The NYPD Promised To Stop Spying On People Based On Their Religion As Part Of A Settlement With Muslim Americans

The lawsuit was filed in 2012 after it was revealed that the NYPD extensively surveilled Muslim-owned businesses, Muslim student groups, and mosques in New Jersey after 9/11 with the help of the CIA.

The New York City Police Department has agreed to stop surveilling people in New Jersey in investigations based solely on their race, religion, or ethnicity as part of a legal settlement between the city and Muslim American plaintiffs.

This is the third and latest settlement that came about as a result of the reporting by the Associated Press. The others prevented the NYPD from spying based on religion in New York.

The Muslim plaintiffs alleged in a 2012 lawsuit that in the aftermath of the 9/11 attacks NYPD officers violated their civil rights by surveilling them solely on the basis of their religion.

“People were being targeted by the NYPD for going about their everyday lives, their houses of worship, going to business that happened to be Muslim owned. Simply because they were Muslim they were being targeted,” said Farhana Khera, president and executive director of Muslim Advocates, an advocacy group representing the plaintiffs.

The terms of the settlement also state that the plaintiffs in the case will be allowed to provide input on a forthcoming NYPD policy guide that will cover proper conduct and guidelines for its investigations. The settlement also requires that the policy guide be publicly available.

According to the settlement, the city will also pay damages to the plaintiffs, which include businesses, mosques, Muslim student groups, and individuals that were surveilled.

Khera said the settlement will help law enforcement be more transparent about their policies while sending a message that blanket surveillance of religious or ethnic groups are not only unlawful, but ineffective.

“We definitely see this as an important and, frankly, a landmark settlement for the Muslim community and civil rights for our country,” said Khera.

The civil rights lawsuit came after a Pulitzer Prize–winning series by the AP detailed how the NYPD's Intelligence Division's Demographic Unit worked with the CIA to surveil Muslim communities in the New York area, including in neighboring New Jersey.

Leaked documents revealed that after the Sept. 11, 2001, attacks, the NYPD engaged in large-scale surveillance of Muslim-owned businesses, Muslim student groups, individuals, and mosques.

The reports also subsequently revealed that the program never led to actionable leads or terrorism cases, despite its decade-long existence and questionable methods.

The unit also created a list of 28 “ancestries of interest” that included nearly every Muslim-majority country in addition to the group "American Black Muslim."

The records created by the unit were so extensive that, for example, files on businesses owned by third-generation Muslim Americans were kept solely based on their religion or perceived religion.

In 2014 , US District Judge William Martini threw out the lawsuit after ruling that the program did not violate the US Constitution despite allegations that the nation’s largest police force spied on people, places, and businesses based solely on their religion.
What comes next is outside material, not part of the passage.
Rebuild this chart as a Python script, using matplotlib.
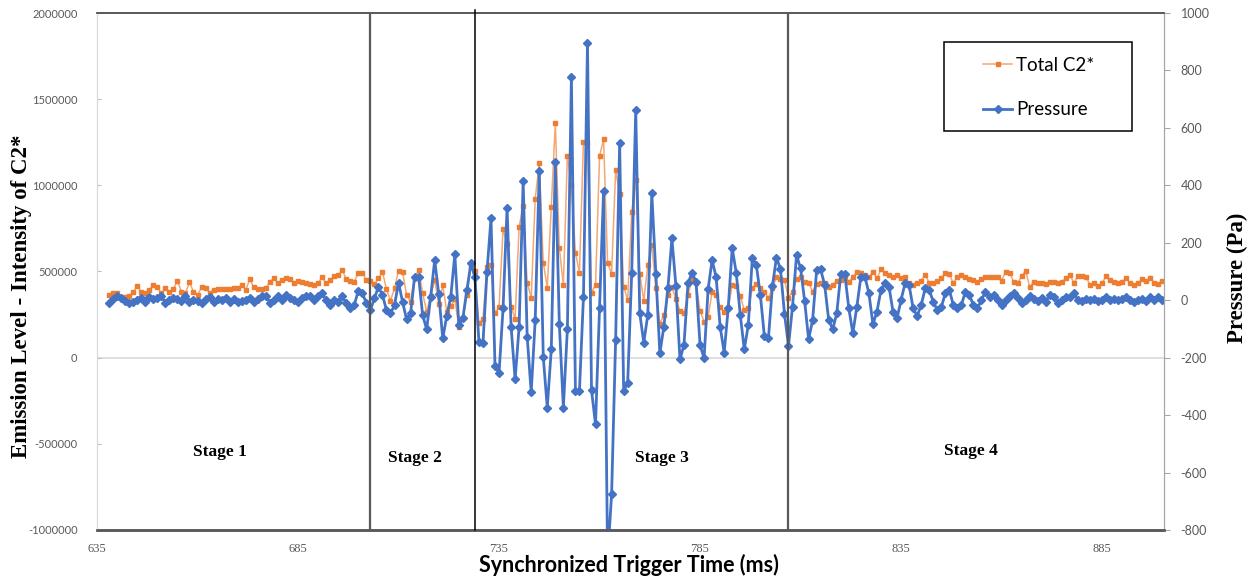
import numpy as np
import matplotlib
matplotlib.use("Agg")
import matplotlib.pyplot as plt
from matplotlib.lines import Line2D
from matplotlib.patches import Rectangle

# ---------------------------
# Datos (1 muestra por ms, desde 638 ms)
# ---------------------------
t_start = 638

c2_total = [
    364000, 374000, 377000, 354000, 354000, 358000, 383000, 416000, 383000, 374000,
    393000, 422000, 412000, 374000, 403000, 383000, 397000, 447000, 383000, 374000,
    437000, 383000, 364000, 408000, 403000, 377000, 393000, 397000, 397000, 397000,
    397000, 403000, 403000, 422000, 393000, 455000, 408000, 397000, 397000, 403000,
    441000, 461000, 432000, 451000, 461000, 455000, 435000, 447000, 441000, 432000,
    428000, 422000, 432000, 466000, 432000, 451000, 474000, 480000, 509000, 455000,
    447000, 441000, 490000, 493000, 451000, 446000, 425000, 460000, 499000, 396000,
    331000, 402000, 505000, 499000, 364000, 325000, 460000, 509000, 373000, 267000,
    358000, 451000, 311000, 420000, 267000, 300000, 338000, 180000, 228000, 364000,
    528000, 500000, 199000, 223000, 524000, 538000, 257000, 292000, 745000, 660000,
    296000, 227000, 760000, 880000, 435000, 348000, 923000, 1128000, 551000, 406000,
    876000, 1364000, 635000, 422000, 1170000, 1000000, 610000, 493000, 1253000, 1248000,
    377000, 422000, 1170000, 1267000, 551000, 486000, 1089000, 950000, 412000, 335000,
    845000, 1031000, 488000, 331000, 538000, 654000, 403000, 196000, 248000, 364000,
    408000, 339000, 273000, 257000, 364000, 455000, 431000, 273000, 209000, 234000,
    383000, 364000, 292000, 267000, 286000, 422000, 416000, 358000, 277000, 286000,
    403000, 428000, 403000, 383000, 345000, 403000, 466000, 457000, 449000, 349000,
    383000, 455000, 470000, 441000, 435000, 383000, 427000, 435000, 431000, 412000,
    422000, 447000, 451000, 460000, 441000, 466000, 499000, 489000, 480000, 466000,
    499000, 460000, 512000, 489000, 480000, 470000, 480000, 460000, 470000, 431000,
    422000, 431000, 447000, 480000, 435000, 431000, 447000, 460000, 493000, 485000,
    431000, 470000, 480000, 466000, 454000, 451000, 441000, 454000, 466000, 470000,
    470000, 466000, 447000, 499000, 493000, 441000, 432000, 474000, 505000, 408000,
    441000, 432000, 435000, 428000, 441000, 437000, 435000, 441000, 461000, 480000,
    432000, 474000, 474000, 470000, 422000, 435000, 416000, 432000, 474000, 451000,
    441000, 435000, 441000, 461000, 432000, 422000, 435000, 455000, 447000, 461000,
    435000, 428000, 447000,
]

pressure = [
    -8, 3, 13, 7, -1, -8, -5, 1, 7, -5,
    10, 3, 8, 13, -8, 1, 7, 3, -1, 13,
    -5, 1, -3, -8, 3, 10, -5, 4, 1, 7,
    -5, 3, -5, -1, 1, 7, -5, 3, 13, 15,
    -8, 1, 13, 1, 18, 7, 1, -5, 7, 15,
    13, 1, 13, 24, 1, -16, 1, -5, 13, -10,
    -28, -16, 33, 24, -10, -34, 6, 47, 18, -34,
    -46, -17, 61, -5, -67, -46, 82, 82, -52, -101,
    12, 140, 22, -133, -55, 12, 160, -86, -63, 35,
    128, 80, -144, -150, 99, 285, -229, -255, -28, 322,
    -92, -276, -92, 415, -127, -321, -69, 449, -197, -374,
    -170, 480, -84, -374, -100, 778, -315, -315, 12, 897,
    -313, -432, -28, 380, -900, -676, -139, 548, -316, -287,
    94, 662, -45, -148, -51, 372, 90, -185, -92, 41,
    215, 49, -206, -156, 59, 96, 65, -156, -202, 38,
    140, 80, -92, -183, -28, 181, 96, -51, -171, -86,
    148, 122, 18, -125, -133, 49, 148, 109, -47, -159,
    -22, 157, 111, -1, -136, -69, 105, 107, 53, -69,
    -101, -46, 91, 91, -28, -115, -23, 82, 82, 24,
    -83, -40, 36, 59, 47, -40, -63, 1, 59, 53,
    -28, -55, -17, 41, 36, -5, -34, -25, 24, 36,
    -17, -28, -17, 30, 18, -17, -28, 1, 30, 12,
    18, 1, -16, 1, 15, 24, 7, -8, 1, 15,
    3, -1, 7, -5, 18, 12, -8, 1, 12, 12,
    24, 1, -1, 3, 1, 3, -1, 1, 10, 1,
    3, 1, 3, 12, 1, -5, 1, 3, -1, 12,
    1, 10, 1,
]

time_ms = np.arange(t_start, t_start + len(c2_total))

stage_bounds = [703, 729, 807]
stage_names = ["Stage 1", "Stage 2", "Stage 3", "Stage 4"]
stage_x = [665.5, 714, 775.5, 852.5]
stage_y = [-545000, -585000, -580000, -540000]

x_ticks = [635, 685, 735, 785, 835, 885]
left_ticks = [-1000000, -500000, 0, 500000, 1000000, 1500000, 2000000]
right_ticks = [-800, -600, -400, -200, 0, 200, 400, 600, 800, 1000]

# ---------------------------
# Figura
# ---------------------------
W, H = 1251, 580
fig = plt.figure(figsize=(W / 100, H / 100), dpi=100)
ax = fig.add_axes([97 / W, 50 / H, (1164 - 97) / W, (530 - 13) / H])
ax2 = ax.twinx()

c_orange = "#ED7D31"
c_blue = "#4472C4"
grey = "#595959"

ax.axhline(0, color="#D9D9D9", linewidth=1.2, zorder=0)

ax.plot(time_ms, c2_total, color="#F4A772", linewidth=1.1,
        marker="s", markersize=3, markerfacecolor=c_orange,
        markeredgecolor=c_orange, zorder=2)

ax2.plot(time_ms, pressure, color=c_blue, linewidth=2.0,
         marker="D", markersize=4.2, markerfacecolor=c_blue,
         markeredgecolor=c_blue, zorder=2)

# lineas de etapas
ax2.axvline(stage_bounds[0], color=grey, linewidth=1.6, zorder=3)
ax2.axvline(stage_bounds[1], ymin=0, ymax=1.005, color="black",
            linewidth=1.1, zorder=3, clip_on=False)
ax2.axvline(stage_bounds[2], color=grey, linewidth=1.6, zorder=3)

for name, sx, sy in zip(stage_names, stage_x, stage_y):
    ax.text(sx, sy, name, ha="center", va="center",
            family="Liberation Serif", fontweight="bold", fontsize=12.5)

# ---------------------------
# Ejes
# ---------------------------
ax.set_xlim(635, 900.4)
ax.set_ylim(-1000000, 2000000)
ax2.set_ylim(-800, 1000)

ax.set_xticks(x_ticks)
ax.set_xticklabels([str(v) for v in x_ticks], family="Liberation Serif",
                   fontsize=9, color=grey)
ax.set_yticks(left_ticks)
ax.set_yticklabels([str(v) for v in left_ticks], family="Lato",
                   fontsize=8, color=grey)
ax2.set_yticks(right_ticks)
ax2.set_yticklabels([str(v) for v in right_ticks], family="Lato",
                    fontsize=9, color=grey)

ax.tick_params(axis="x", length=0, pad=9)
ax.tick_params(axis="y", direction="in", length=3, color="#BFBFBF", pad=14)
ax2.tick_params(axis="y", direction="out", length=4, color="#A6A6A6", pad=8)

for a in (ax, ax2):
    a.spines["left"].set_color("#D9D9D9")
    a.spines["right"].set_color("#A6A6A6")
    a.spines["top"].set_color(grey)
    a.spines["top"].set_linewidth(1.2)
    a.spines["bottom"].set_color(grey)
    a.spines["bottom"].set_linewidth(1.8)

# titulos de ejes
fig.text(22 / W, 1 - 296 / H, "Emission Level - Intensity of C2*",
         rotation=90, ha="center", va="center",
         family="Liberation Serif", fontweight="bold", fontsize=16.5)
fig.text(1237 / W, 1 - 278 / H, "Pressure (Pa)",
         rotation=90, ha="center", va="center",
         family="Liberation Serif", fontweight="bold", fontsize=16.5)
fig.text(629 / W, 1 - 565 / H, "Synchronized Trigger Time (ms)",
         ha="center", va="center", family="Lato", fontweight="bold",
         fontsize=15.5)

# ---------------------------
# Leyenda
# ---------------------------
box = Rectangle((944 / W, 1 - 131 / H), (1132 - 944) / W, 89 / H,
                transform=fig.transFigure, facecolor="white",
                edgecolor="black", linewidth=1.1, zorder=5)
fig.patches.append(box)

handles = [
    Line2D([], [], color="#F4A772", linewidth=1.1, marker="s", markersize=3,
           markerfacecolor=c_orange, markeredgecolor=c_orange),
    Line2D([], [], color=c_blue, linewidth=2.0, marker="D", markersize=4.2,
           markerfacecolor=c_blue, markeredgecolor=c_blue),
]
leg = fig.legend(handles, ["Total C2*", "Pressure"], loc="upper left",
                 bbox_to_anchor=(983 / W, 1 - 57 / H), frameon=False,
                 prop={"family": "Lato", "size": 13.5},
                 handlelength=1.55, handletextpad=0.2, labelspacing=1.45,
                 borderpad=0, borderaxespad=0)
leg.set_zorder(6)

fig.savefig("out.png", dpi=100)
“While this surveillance program may have had adverse effects upon the Muslim community after the Associated Press published its articles, the motive for the program was not solely to discriminate against Muslims, but rather to find Muslim terrorists hiding among ordinary, law-abiding Muslims,” Martini wrote at the time.

But a year later, in 2015, a three-judge panel on the US Court of Appeals for the Third Circuit reinstated the lawsuit and sent the case back to the courts.

“We have been down similar roads before. Jewish-Americans during the Red Scare, African-Americans during the civil rights movement and Japanese-Americans during World War II are examples that readily spring to mind,” wrote Thomas L. Ambro, a judge on the panel.

Omar Farah, the lead attorney with the Center for Constitutional Rights, a civil rights organization that also worked on the case, said the settlement sends a resounding message to law enforcement that "in times of uncertainty, the constitution requires certain behavior of law enforcement and prohibits other behavior."

“That’s quite powerful and will have lasting effects on how the NYPD polices in the future," he said.

As a result of the reporting by the AP, two other cases related to the alleged spying also reached a settlement.

“There's never been any finding or admission of liability either that the NYPD did anything wrong, and that will not change as a result of the announcement [of the settlement],” NYPD Deputy Commissioner Lawrence Byrne said of Thursday's settlement.